Start of GIVEN ENTRIES
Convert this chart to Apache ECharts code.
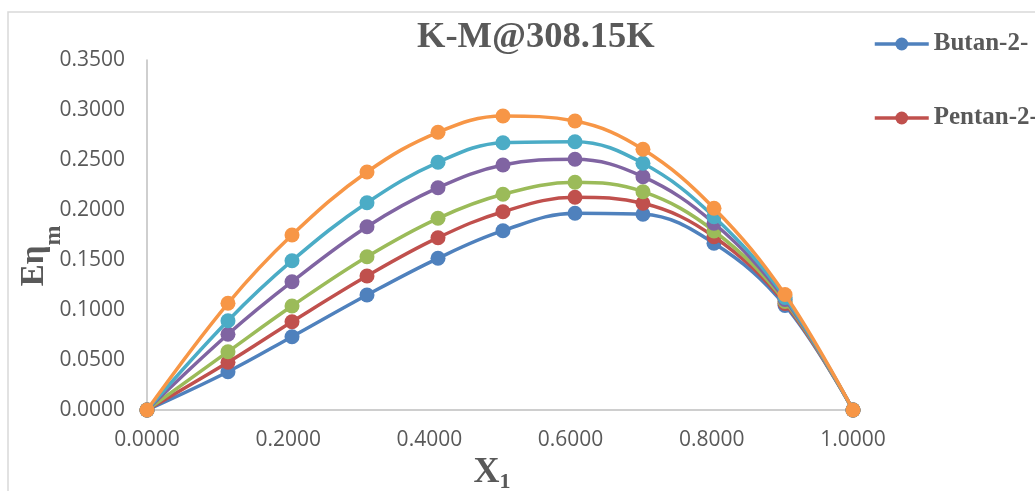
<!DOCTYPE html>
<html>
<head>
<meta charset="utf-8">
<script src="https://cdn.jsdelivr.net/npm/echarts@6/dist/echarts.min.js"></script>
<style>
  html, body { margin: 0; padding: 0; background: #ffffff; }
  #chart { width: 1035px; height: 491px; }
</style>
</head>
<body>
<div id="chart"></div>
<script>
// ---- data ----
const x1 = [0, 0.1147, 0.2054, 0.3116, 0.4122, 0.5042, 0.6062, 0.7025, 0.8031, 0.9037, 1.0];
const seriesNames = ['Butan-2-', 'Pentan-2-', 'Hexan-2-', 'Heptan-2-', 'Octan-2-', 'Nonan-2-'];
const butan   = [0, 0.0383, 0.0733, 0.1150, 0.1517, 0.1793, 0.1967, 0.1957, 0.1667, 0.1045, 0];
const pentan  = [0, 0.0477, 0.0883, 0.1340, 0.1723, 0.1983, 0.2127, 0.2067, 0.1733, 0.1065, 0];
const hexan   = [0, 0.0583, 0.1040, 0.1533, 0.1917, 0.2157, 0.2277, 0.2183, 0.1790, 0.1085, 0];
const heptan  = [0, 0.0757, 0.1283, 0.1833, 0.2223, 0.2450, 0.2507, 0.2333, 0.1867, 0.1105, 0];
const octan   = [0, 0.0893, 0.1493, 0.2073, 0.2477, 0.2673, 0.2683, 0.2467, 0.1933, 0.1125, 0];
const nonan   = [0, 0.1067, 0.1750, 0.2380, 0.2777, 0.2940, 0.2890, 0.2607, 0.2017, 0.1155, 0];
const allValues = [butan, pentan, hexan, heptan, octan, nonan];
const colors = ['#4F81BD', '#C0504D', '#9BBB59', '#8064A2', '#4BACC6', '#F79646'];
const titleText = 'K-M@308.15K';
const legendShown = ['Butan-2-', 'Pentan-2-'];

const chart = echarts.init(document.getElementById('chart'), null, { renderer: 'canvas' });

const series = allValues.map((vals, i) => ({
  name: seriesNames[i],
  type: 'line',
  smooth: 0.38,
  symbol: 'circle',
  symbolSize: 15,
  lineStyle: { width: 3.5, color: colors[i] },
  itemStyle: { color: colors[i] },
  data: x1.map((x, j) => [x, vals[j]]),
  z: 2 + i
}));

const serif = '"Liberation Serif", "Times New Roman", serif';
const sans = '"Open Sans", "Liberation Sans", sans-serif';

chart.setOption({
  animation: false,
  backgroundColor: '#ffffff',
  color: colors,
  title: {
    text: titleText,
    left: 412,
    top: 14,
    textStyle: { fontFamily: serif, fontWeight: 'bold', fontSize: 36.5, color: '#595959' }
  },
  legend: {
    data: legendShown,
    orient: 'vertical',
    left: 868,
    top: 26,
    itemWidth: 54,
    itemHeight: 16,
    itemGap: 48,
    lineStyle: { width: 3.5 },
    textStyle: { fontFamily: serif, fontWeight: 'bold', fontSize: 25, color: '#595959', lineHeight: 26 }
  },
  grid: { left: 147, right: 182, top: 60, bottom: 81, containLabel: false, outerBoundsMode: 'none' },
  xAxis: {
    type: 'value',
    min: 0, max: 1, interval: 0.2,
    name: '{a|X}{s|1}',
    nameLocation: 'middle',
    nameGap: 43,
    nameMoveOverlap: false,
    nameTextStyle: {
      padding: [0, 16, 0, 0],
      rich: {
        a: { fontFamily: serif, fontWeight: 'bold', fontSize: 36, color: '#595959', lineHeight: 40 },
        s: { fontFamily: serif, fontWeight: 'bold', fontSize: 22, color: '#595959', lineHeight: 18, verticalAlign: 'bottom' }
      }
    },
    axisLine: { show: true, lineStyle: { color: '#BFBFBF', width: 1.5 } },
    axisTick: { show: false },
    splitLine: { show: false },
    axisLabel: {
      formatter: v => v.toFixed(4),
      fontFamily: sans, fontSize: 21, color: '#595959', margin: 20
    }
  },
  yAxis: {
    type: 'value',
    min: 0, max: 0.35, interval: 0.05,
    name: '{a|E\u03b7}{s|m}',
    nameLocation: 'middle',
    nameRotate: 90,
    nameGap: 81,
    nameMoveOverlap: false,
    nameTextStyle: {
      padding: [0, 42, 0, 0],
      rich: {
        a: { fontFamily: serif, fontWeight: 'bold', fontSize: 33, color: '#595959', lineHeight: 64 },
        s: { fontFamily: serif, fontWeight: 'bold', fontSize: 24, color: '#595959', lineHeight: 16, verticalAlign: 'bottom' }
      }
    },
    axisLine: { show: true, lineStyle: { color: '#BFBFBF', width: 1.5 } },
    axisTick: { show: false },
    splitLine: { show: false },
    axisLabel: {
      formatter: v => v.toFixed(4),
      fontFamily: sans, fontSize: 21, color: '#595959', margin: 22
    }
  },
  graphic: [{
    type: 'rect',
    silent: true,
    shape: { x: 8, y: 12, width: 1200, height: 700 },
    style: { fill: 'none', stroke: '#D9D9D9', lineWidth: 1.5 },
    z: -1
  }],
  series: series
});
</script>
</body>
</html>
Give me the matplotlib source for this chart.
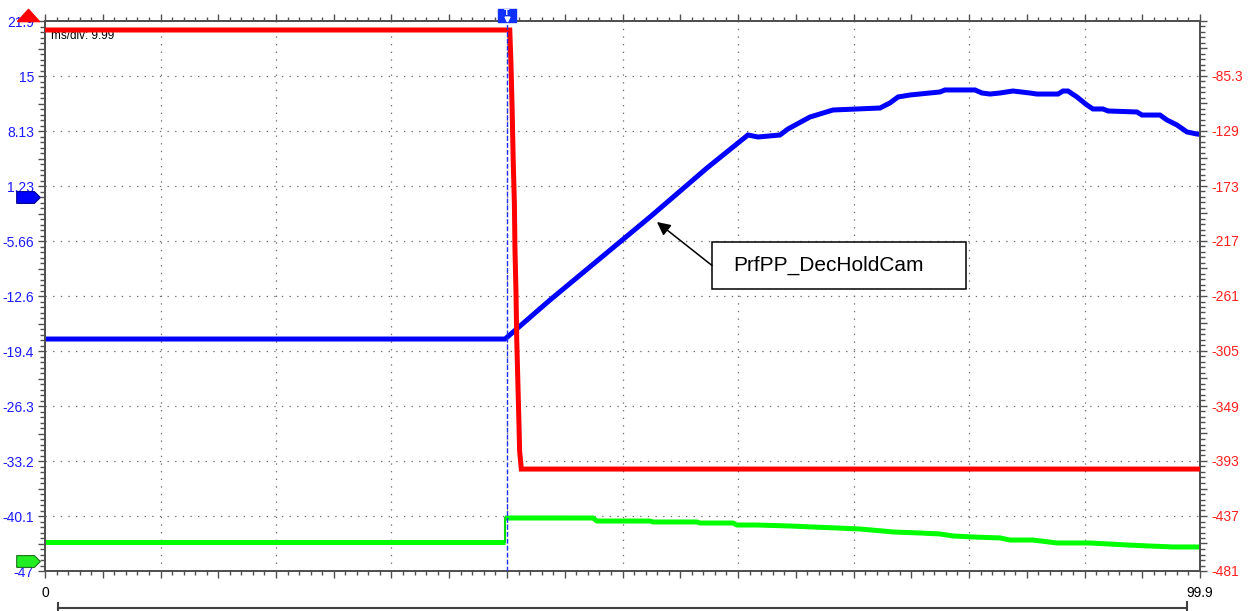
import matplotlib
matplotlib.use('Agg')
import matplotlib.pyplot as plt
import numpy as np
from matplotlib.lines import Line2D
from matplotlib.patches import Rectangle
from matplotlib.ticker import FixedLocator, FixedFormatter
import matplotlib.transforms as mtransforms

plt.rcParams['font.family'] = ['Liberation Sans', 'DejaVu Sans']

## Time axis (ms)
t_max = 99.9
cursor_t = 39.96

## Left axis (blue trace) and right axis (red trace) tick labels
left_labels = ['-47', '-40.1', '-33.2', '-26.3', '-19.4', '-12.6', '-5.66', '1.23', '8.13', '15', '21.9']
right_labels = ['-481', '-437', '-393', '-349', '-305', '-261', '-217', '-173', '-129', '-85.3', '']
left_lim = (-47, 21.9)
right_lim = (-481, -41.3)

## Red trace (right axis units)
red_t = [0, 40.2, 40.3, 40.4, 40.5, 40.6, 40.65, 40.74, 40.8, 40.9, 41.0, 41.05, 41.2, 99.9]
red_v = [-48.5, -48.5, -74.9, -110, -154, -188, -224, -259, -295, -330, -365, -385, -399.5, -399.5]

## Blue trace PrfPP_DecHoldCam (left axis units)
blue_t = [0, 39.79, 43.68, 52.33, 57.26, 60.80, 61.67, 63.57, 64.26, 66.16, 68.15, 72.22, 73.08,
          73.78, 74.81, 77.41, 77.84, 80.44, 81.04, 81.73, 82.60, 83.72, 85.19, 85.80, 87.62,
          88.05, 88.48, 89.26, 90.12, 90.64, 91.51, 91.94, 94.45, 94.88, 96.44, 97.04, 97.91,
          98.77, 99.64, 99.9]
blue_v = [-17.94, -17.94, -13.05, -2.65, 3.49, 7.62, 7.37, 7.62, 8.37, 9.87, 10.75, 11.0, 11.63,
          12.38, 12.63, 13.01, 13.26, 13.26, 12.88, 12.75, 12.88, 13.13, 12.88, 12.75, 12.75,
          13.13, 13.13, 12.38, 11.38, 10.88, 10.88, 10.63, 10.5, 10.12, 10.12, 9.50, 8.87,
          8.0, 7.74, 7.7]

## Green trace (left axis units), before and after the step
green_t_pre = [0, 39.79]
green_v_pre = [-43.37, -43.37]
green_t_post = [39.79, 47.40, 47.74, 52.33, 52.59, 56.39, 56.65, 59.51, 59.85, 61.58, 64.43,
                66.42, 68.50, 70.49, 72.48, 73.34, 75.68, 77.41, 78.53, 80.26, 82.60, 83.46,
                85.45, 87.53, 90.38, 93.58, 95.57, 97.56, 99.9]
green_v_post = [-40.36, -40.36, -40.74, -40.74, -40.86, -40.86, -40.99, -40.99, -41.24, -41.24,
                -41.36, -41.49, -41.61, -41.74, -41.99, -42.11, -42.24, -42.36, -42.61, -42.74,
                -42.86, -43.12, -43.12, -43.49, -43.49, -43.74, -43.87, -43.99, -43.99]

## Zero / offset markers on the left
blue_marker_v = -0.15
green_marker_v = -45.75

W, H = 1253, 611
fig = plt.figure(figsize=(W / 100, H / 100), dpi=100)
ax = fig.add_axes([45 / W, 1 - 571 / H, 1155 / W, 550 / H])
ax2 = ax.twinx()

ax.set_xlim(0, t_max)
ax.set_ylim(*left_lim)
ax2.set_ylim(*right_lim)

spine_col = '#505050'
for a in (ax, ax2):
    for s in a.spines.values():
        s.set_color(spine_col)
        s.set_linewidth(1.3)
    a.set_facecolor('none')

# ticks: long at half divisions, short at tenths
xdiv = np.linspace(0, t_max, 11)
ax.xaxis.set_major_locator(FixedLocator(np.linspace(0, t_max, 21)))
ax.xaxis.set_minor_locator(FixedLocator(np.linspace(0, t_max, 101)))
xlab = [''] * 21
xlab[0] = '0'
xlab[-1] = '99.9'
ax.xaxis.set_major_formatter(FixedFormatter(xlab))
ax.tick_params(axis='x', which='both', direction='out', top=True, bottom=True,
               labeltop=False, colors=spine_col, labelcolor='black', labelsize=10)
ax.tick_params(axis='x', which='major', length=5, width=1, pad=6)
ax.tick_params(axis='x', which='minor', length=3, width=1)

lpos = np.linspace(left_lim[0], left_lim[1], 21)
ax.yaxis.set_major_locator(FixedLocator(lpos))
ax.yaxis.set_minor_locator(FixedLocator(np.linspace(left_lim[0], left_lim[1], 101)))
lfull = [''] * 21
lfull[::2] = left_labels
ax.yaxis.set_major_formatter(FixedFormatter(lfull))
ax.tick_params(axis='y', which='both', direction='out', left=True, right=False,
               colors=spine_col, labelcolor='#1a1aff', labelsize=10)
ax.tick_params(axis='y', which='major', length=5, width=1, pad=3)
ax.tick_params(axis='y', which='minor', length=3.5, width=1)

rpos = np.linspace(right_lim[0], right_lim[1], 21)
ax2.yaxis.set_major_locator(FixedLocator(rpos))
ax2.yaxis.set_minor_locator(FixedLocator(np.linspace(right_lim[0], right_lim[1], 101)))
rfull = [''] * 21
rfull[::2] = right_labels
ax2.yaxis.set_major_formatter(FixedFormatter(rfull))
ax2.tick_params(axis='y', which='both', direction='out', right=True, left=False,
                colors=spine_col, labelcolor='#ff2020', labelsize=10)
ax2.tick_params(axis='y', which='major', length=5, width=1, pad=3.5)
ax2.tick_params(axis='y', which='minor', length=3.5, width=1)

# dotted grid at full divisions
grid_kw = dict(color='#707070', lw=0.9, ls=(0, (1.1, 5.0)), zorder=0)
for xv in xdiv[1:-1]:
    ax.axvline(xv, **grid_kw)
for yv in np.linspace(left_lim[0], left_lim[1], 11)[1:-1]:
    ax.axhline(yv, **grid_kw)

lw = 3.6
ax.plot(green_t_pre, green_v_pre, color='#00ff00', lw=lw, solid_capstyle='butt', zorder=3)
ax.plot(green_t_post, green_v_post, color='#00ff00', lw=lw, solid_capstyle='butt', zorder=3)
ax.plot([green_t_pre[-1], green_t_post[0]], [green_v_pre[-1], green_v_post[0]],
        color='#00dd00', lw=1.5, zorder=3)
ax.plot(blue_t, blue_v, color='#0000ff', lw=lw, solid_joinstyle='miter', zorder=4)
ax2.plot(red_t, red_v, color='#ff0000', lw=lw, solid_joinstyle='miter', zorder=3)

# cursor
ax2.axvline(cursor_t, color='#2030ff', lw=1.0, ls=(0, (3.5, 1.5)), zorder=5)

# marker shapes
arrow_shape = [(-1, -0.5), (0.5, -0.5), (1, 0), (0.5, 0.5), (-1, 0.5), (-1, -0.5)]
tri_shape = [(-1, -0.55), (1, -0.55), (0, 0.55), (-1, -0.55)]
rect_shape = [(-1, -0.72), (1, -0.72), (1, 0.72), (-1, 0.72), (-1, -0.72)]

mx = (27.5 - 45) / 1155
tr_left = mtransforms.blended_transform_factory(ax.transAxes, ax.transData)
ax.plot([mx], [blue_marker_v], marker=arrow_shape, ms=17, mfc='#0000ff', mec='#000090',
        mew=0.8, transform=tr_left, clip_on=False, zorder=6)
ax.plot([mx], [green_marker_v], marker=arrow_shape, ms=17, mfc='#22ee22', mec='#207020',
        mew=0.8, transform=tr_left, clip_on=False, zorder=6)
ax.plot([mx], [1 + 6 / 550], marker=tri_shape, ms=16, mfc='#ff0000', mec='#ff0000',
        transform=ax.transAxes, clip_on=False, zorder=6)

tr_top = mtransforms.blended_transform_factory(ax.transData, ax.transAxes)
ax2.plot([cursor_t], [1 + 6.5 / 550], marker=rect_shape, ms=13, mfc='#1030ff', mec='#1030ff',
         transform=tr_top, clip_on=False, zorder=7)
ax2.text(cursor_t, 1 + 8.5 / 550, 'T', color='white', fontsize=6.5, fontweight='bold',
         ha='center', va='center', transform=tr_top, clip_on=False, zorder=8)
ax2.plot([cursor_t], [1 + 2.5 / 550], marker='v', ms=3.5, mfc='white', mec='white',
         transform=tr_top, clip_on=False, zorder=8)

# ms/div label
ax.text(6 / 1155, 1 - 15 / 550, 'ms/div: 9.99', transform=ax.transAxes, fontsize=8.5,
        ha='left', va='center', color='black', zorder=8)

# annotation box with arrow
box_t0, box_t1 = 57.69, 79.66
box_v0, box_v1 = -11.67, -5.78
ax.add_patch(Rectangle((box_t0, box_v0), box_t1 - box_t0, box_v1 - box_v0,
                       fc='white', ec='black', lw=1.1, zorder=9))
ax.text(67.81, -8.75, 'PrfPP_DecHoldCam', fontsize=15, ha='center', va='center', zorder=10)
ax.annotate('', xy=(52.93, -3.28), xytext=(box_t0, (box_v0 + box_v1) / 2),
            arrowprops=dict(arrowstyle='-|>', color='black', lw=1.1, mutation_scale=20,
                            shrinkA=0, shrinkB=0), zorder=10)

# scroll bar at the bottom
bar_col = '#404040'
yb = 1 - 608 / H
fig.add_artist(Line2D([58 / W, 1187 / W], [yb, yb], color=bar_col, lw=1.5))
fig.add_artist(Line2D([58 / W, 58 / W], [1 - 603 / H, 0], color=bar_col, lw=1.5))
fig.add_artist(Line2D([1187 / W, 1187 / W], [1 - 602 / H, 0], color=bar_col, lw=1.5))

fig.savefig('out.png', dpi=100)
End of GIVEN ENTRIES
- **REQUIREMENTS**
Find how many lines in the material hold the word "matplotlib" and state that number alone.

- **SOLUTION TO THE EXERCISE**
8